- Supreme Court of the United States

Argued January 18–21; March 10, 1827 Decided March 13, 1827
- Full case name: Ogden, Plaintiff in Error v. Saunders, Defendant in Error
- Citations: 25 U.S. 213 (more) 12 Wheat. 213; 6 L. Ed. 606; 1827 U.S. LEXIS 394

Case history
- Prior: Court rules for Ogden; brought before Supreme Court on writ of error

Holding
- New York law on bankruptcy did not violate the Obligation of Contracts Clause of the United States Constitution.

Court membership
- Chief Justice John Marshall Associate Justices Bushrod Washington · William Johnson Gabriel Duvall · Joseph Story Smith Thompson · Robert Trimble

Case opinions
- Majority: Johnson
- Concur/dissent: Washington
- Concur/dissent: Thompson
- Concur/dissent: Trimble
- Concur/dissent: Marshall, joined by Duvall, Story

Laws applied
- Obligation of Contracts Clause

= Ogden v. Saunders =

Ogden v. Saunders, 25 U.S. 213 (1827), was a United States Supreme Court case that determined the scope of a bankruptcy law in relation to a clause of the Constitution of the United States. It is notable for its era in producing multiple opinions from the justices. Justice William Johnson delivered the majority opinion. Chief Justice John Marshall, Justice Gabriel Duvall, and Justice Joseph Story concurred in part and dissented in part to the Court's judgment, while Justices Bushrod Washington, Smith Thompson, and Robert Trimble dissented.

==Parties==
Saunders was a citizen of Kentucky demanding payment in accordance with a contract. Ogden was a citizen of Louisiana who lived in New York at the signing of the contract and claimed bankruptcy as a defense under a New York bankruptcy law passed in 1801.

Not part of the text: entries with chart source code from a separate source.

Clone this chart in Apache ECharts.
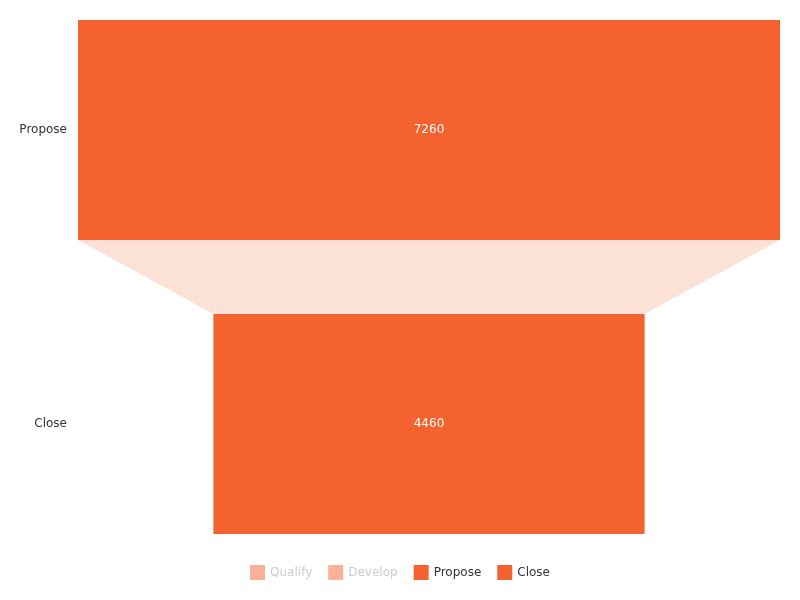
<!DOCTYPE html>
<html>
<head>
<meta charset="utf-8">
<script src="https://cdn.jsdelivr.net/npm/echarts@6/dist/echarts.min.js"></script>
<style>html,body{margin:0;padding:0;background:#fff}#c{width:800px;height:600px}</style>
</head>
<body>
<div id="c"></div>
<script>
// Data
const stages = ['Propose', 'Close'];
const values = [7260, 4460];
const legendNames = ['Qualify', 'Develop', 'Propose', 'Close'];
const hiddenNames = ['Qualify', 'Develop'];

// Style
const MAIN = '#f4632f';
const LINK = '#fce1d6';
const FADED = '#f9b197';
const FONT = '12px "DejaVu Sans", sans-serif';
const LINK_RATIO = 74 / 514;

const maxVal = Math.max.apply(null, values);
const chart = echarts.init(document.getElementById('c'));

function makeRender(i) {
  return function (params, api) {
    const cs = params.coordSys;
    const n = stages.length;
    const linkH = cs.height * LINK_RATIO;
    const sliceH = (cs.height - (n - 1) * linkH) / n;
    const v = api.value(0);
    const top = cs.y + i * (sliceH + linkH);
    const xl = api.coord([-v / 2, 0])[0];
    const xr = api.coord([v / 2, 0])[0];
    const children = [];
    if (i < n - 1) {
      const vn = values[i + 1];
      const xl2 = api.coord([-vn / 2, 0])[0];
      const xr2 = api.coord([vn / 2, 0])[0];
      children.push({
        type: 'polygon',
        shape: { points: [[xl, top + sliceH], [xr, top + sliceH], [xr2, top + sliceH + linkH], [xl2, top + sliceH + linkH]] },
        style: { fill: LINK }
      });
    }
    children.push({
      type: 'rect',
      shape: { x: xl, y: top, width: xr - xl, height: sliceH },
      style: { fill: MAIN }
    });
    children.push({
      type: 'text',
      style: { text: String(v), x: (xl + xr) / 2, y: top + sliceH / 2, fill: '#fff', align: 'center', verticalAlign: 'middle', font: FONT }
    });
    children.push({
      type: 'text',
      style: { text: stages[i], x: cs.x - 11, y: top + sliceH / 2, fill: '#333', align: 'right', verticalAlign: 'middle', font: FONT }
    });
    return { type: 'group', children: children };
  };
}

const series = [];
hiddenNames.forEach(function (nm) {
  series.push({ name: nm, type: 'bar', data: [], itemStyle: { color: FADED } });
});
stages.forEach(function (nm, i) {
  series.push({
    name: nm,
    type: 'custom',
    renderItem: makeRender(i),
    data: [[values[i], 0]],
    itemStyle: { color: MAIN },
    silent: true
  });
});

chart.setOption({
  animation: false,
  grid: { left: 78, right: 20, top: 20, bottom: 66 },
  xAxis: { type: 'value', min: -maxVal / 2, max: maxVal / 2, show: false },
  yAxis: { type: 'value', min: 0, max: 1, show: false },
  legend: {
    top: 560,
    left: 'center',
    itemWidth: 15,
    itemHeight: 15,
    itemGap: 16,
    icon: 'rect',
    textStyle: { fontSize: 12, fontFamily: '"DejaVu Sans", sans-serif', color: '#333' },
    data: legendNames.map(function (nm) {
      const hidden = hiddenNames.indexOf(nm) >= 0;
      return hidden
        ? { name: nm, itemStyle: { color: FADED }, textStyle: { color: '#ccc' } }
        : { name: nm, itemStyle: { color: MAIN } };
    })
  },
  series: series
});
</script>
</body>
</html>
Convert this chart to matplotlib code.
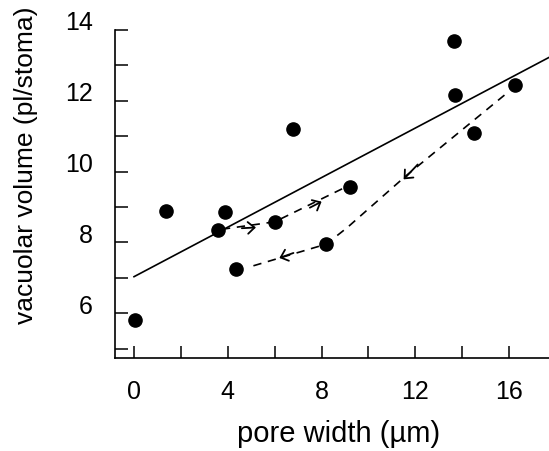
import matplotlib
matplotlib.use("Agg")
import matplotlib.pyplot as plt
from matplotlib.transforms import ScaledTranslation

plt.rcParams["font.family"] = ["Liberation Sans", "DejaVu Sans"]

# measured points: pore width (um) vs vacuolar volume (pl/stoma)
pore_width = [0.05, 1.35, 3.9, 3.6, 4.35, 6.0, 6.8, 8.2, 9.2, 13.65, 13.7, 14.5, 16.25]
vac_volume = [5.8, 8.9, 8.85, 8.35, 7.25, 8.58, 11.2, 7.95, 9.57, 13.68, 12.16, 11.08, 12.44]

# regression line
fit_x = [0.0, 17.8]
fit_y = [7.03, 13.26]

# opening path (dashed, arrows pointing right)
open_x = [3.75, 6.0, 8.9]
open_y = [8.37, 8.58, 9.52]
# closing path (dashed, arrows pointing left)
close_x = [15.8, 11.6, 9.1, 8.2, 4.95]
close_y = [12.16, 9.88, 8.42, 7.95, 7.31]

# arrow heads: (tail_x, tail_y, head_x, head_y)
arrows = [
    (4.6, 8.40, 5.2, 8.42),
    (7.5, 8.98, 8.0, 9.15),
    (12.1, 10.2, 11.5, 9.78),
    (6.8, 7.70, 6.2, 7.56),
]

fig = plt.figure(figsize=(5.49, 4.51), dpi=100)
ax = fig.add_axes([0.2095, 0.206, 0.7905, 0.7275])

ax.plot(fit_x, fit_y, color="black", lw=1.2)
ax.plot(open_x, open_y, color="black", lw=1.2, ls=(0, (5, 4)))
ax.plot(close_x, close_y, color="black", lw=1.2, ls=(0, (5, 4)))
for tx, ty, hx, hy in arrows:
    ax.annotate("", xy=(hx, hy), xytext=(tx, ty),
                arrowprops=dict(arrowstyle="->,head_length=0.4,head_width=0.35",
                                color="black", lw=1.3, mutation_scale=12,
                                shrinkA=0, shrinkB=0))
ax.plot(pore_width, vac_volume, "o", color="black", ms=9.5, zorder=5)

ax.set_xlim(-0.81, 17.7)
ax.set_ylim(4.73, 14)
ax.set_xticks([0, 2, 4, 6, 8, 10, 12, 14, 16])
ax.set_xticklabels(["0", "", "4", "", "8", "", "12", "", "16"])
ax.set_yticks([5, 6, 7, 8, 9, 10, 11, 12, 13, 14])
ax.set_yticklabels(["", "6", "", "8", "", "10", "", "12", "", "14"])
ax.tick_params(direction="in", length=9, width=1.1, labelsize=18)
ax.tick_params(axis="x", pad=15.5)
ax.tick_params(axis="y", pad=16)
# y labels sit a little above their ticks
shift = ScaledTranslation(0, 0.09, fig.dpi_scale_trans)
for lab in ax.get_yticklabels():
    lab.set_transform(lab.get_transform() + shift)
for s in ("top", "right"):
    ax.spines[s].set_visible(False)
for s in ("left", "bottom"):
    ax.spines[s].set_linewidth(1.2)

ax.set_xlabel("pore width (\u00b5m)", fontsize=21)
ax.set_ylabel("vacuolar volume (pl/stoma)", fontsize=19)
ax.xaxis.set_label_coords(0.515, -0.19)
ax.yaxis.set_label_coords(-0.177, 0.588)

fig.savefig("out.png", dpi=100)
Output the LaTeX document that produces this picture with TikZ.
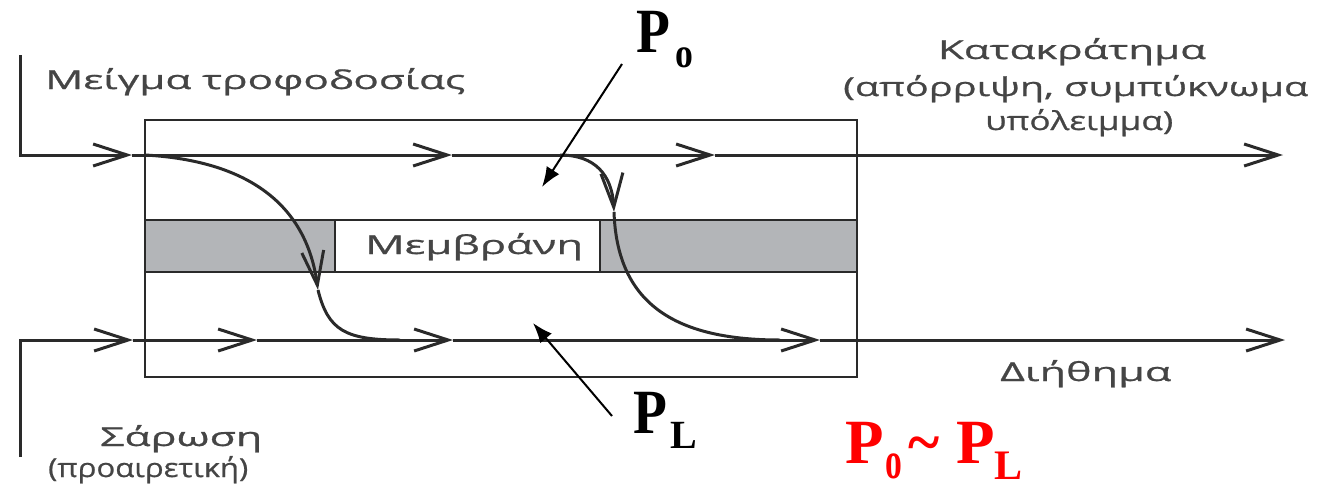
\documentclass[tikz,border=0pt]{standalone}
\usepackage{fontspec}
\usepackage{graphicx}
\usetikzlibrary{arrows.meta}
\newfontfamily\grfont[FakeBold=0.7]{Open Sans}
\newfontfamily\pfont{Liberation Serif}
\definecolor{ln}{HTML}{2A2A2A}
\definecolor{tx}{HTML}{454545}
\definecolor{mg}{HTML}{B3B5B8}
\definecolor{pred}{HTML}{FF0000}
\newcommand\gw[2]{\resizebox{#1}{\height}{#2}}
\begin{document}
\begin{tikzpicture}[x=1pt,y=-1pt,
  flow/.style={draw=ln, line width=3pt,
    -{Straight Barb[length=34pt,width=22pt,line width=3pt]}},
  plain/.style={draw=ln, line width=3pt},
  boxst/.style={draw=ln, line width=2pt, inner sep=0pt},
  lbl/.style={inner sep=0pt, text=tx, font=\grfont\fontsize{26}{30}\selectfont},
  pbig/.style={inner sep=0pt, font=\pfont\bfseries\fontsize{63}{70}\selectfont},
  psub/.style={inner sep=0pt, font=\pfont\bfseries\fontsize{42}{48}\selectfont},
  psubL/.style={inner sep=0pt, font=\pfont\bfseries\fontsize{40}{46}\selectfont},
  parrow/.style={draw=black, line width=2pt, -{Latex[length=20pt,width=15pt]}}]
\useasboundingbox (0,0) rectangle (1321,488);
% module box
\node[boxst, minimum width=712pt, minimum height=257pt] (box) at (501,248.5) {};
% membrane
\node[boxst, fill=mg, minimum width=190pt, minimum height=52pt] (mL) at (240,246) {};
\node[boxst, fill=mg, minimum width=257pt, minimum height=52pt] (mR) at (728.5,246) {};
\node[boxst, fill=white, minimum width=265pt, minimum height=52pt] (mC) at (467.5,246) {};
\node[lbl, anchor=base west] (mtxt) at (365,254) {\gw{218pt}{Μεμβράνη}};
% feed / retentate line
\coordinate (f0) at (20,55);
\coordinate (t1) at (132,155);
\coordinate (t2) at (452,155);
\coordinate (t3) at (715,155);
\coordinate (t4) at (1283,155);
\draw[flow] (f0) |- (t1);
\draw[flow] (t1) -- (t2);
\draw[flow] (t2) -- (t3);
\draw[flow] (t3) -- (t4);
% sweep / permeate line
\coordinate (b0) at (20,457);
\coordinate (u1) at (133,340);
\coordinate (u2) at (257,340);
\coordinate (u3) at (453,340);
\coordinate (u4) at (820,340);
\coordinate (u5) at (1285,340);
\draw[flow] (b0) |- (u1);
\draw[flow] (u1) -- (u2);
\draw[flow] (u2) -- (u3);
\draw[flow] (u3) -- (u4);
\draw[flow] (u4) -- (u5);
% permeation curves
\coordinate (c1s) at (145,155);
\coordinate (c1m) at (318,290);
\coordinate (c1e) at (400,340);
\draw[flow] (c1s) .. controls (235,160) and (305,195) .. (c1m);
\draw[plain] (c1m) .. controls (328,330) and (345,340) .. (c1e);
\coordinate (c2s) at (560,155);
\coordinate (c2m) at (614,212);
\coordinate (c2e) at (780,340);
\draw[flow] (c2s) .. controls (595,155) and (612,175) .. (c2m);
\draw[plain] (c2m) .. controls (617,300) and (670,340) .. (c2e);
% texts
\node[lbl, anchor=base west] (feed) at (45,89) {\gw{420pt}{Μείγμα τροφοδοσίας}};
\node[lbl, anchor=base] (ret1) at (1072,59) {\gw{268pt}{Κατακράτημα}};
\node[lbl, anchor=base west] (ret2) at (843,96) {\gw{465pt}{(απόρριψη, συμπύκνωμα}};
\node[lbl, anchor=base west] (ret3) at (985,130) {\gw{188pt}{υπόλειμμα)}};
\node[lbl, anchor=base west] (perm) at (1000,381) {\gw{171pt}{Διήθημα}};
\node[lbl, anchor=base west] (sw1) at (100,446) {\gw{162pt}{Σάρωση}};
\node[lbl, anchor=base west] (sw2) at (48,477) {\gw{200pt}{(προαιρετική)}};
% pressure labels
\node[pbig, anchor=base west] (Po) at (636,52) {\scalebox{0.88}[1]{P}};
\node[psub, anchor=base west] (Posub) at (675,67) {\scalebox{0.85}[1]{o}};
\node[pbig, anchor=base west] (PL) at (633,433) {\scalebox{0.88}[1]{P}};
\node[psubL, anchor=base west] (PLsub) at (670,448) {L};
\coordinate (poA) at (622,64);
\coordinate (poB) at (542,187);
\draw[parrow] (poA) -- (poB);
\coordinate (plA) at (612,416);
\coordinate (plB) at (533,323);
\draw[parrow] (plA) -- (plB);
% red relation
\node[pbig, text=pred, anchor=base west] (rP1) at (845,463) {P};
\node[psub, text=pred, anchor=base west] (ro) at (885,478) {\scalebox{0.8}[1.25]{o}};
\node[pbig, text=pred, anchor=base west] (rtl) at (908,463) {\scalebox{0.95}[1]{\char`\~}};
\node[pbig, text=pred, anchor=base west] (rP2) at (956,463) {P};
\node[psubL, text=pred, anchor=base west] (rL) at (994,479) {\fontsize{42}{46}\selectfont L};
\end{tikzpicture}
\end{document}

Saunders was represented by Daniel Webster, among others. Webster argued to the Court that the clause of the Constitution barring states from impairing the obligations of contracts is applicable not just to past contracts, but also to future contracts. Ogden's attorneys included Henry Clay. The case was initially argued in 1824, and then again in 1827.

==Ruling==
The main issue of the case was whether or not the New York law violated the Obligation of Contracts Clause of the Constitution. It hinged on whether Congress had exclusive power to pass bankruptcy laws, which itself depended on what was meant by the clause prohibiting states from passing laws impairing the "obligations of contracts". The court's decision found that the clause prevented states from passing only laws affecting contracts already signed; laws that affected future contracts were construed to become part of the contracts themselves. Since the statute was part of the conditions of any prospective contract, the parties to the contract were presumed to have considered the law in signing the contract; the obligation, then, incorporated the possibility of bankruptcy rather than being impaired by it.

==John Marshall==
Chief Justice John Marshall authored a separate opinion "assenting" to the judgment in part, and dissenting in part. He maintained that the Contract Clause gave the federal legislature the exclusive power over bankruptcy laws, rejecting the argument that state laws became part of contracts signed within the state thereafter. Marshall was joined in his dissent by Associate Justices Gabriel Duvall and Joseph Story.
Near the end of his opinion the Chief Justice recapitulates what is perhaps the central contention of his opinion:
"contracts derive their obligation from the act of the parties, not from the grant of government".
The Chief Justice in the course of his opinion uses the "will theory of contract".
The fact that the state may define how contracts can be formed, how defaults can be remedied, and even exclude from the outset certain types of contract, usurious ones for example, does not make contract a creature of the state.
The obligation of any particular contract is what the parties determine it to be.
Thus, if Ogden owes Saunders a certain amount in legal tender coin, it is not within the authority of the state, under the US Constitution,
to alter that obligation so that, for example, Ogden may simply hand over his property to Saunders in settlement of the debt.

Marshall took this opportunity to set forth his general principles of constitutional interpretation:

To say that the intention of the instrument must prevail; that this intention must be collected from its words; that its words are to be understood in that sense in which they are generally used by those for whom the instrument was intended; that its provisions are neither to be restricted into insignificance, nor extended to objects not comprehended in them, nor contemplated by its framers; — is to repeat what has been already said more at large, and is all that can be necessary.

In his Ogden dissent, Marshall also adopted a definition of the word "law" that would later be denounced by the individualist anarchist Lysander Spooner.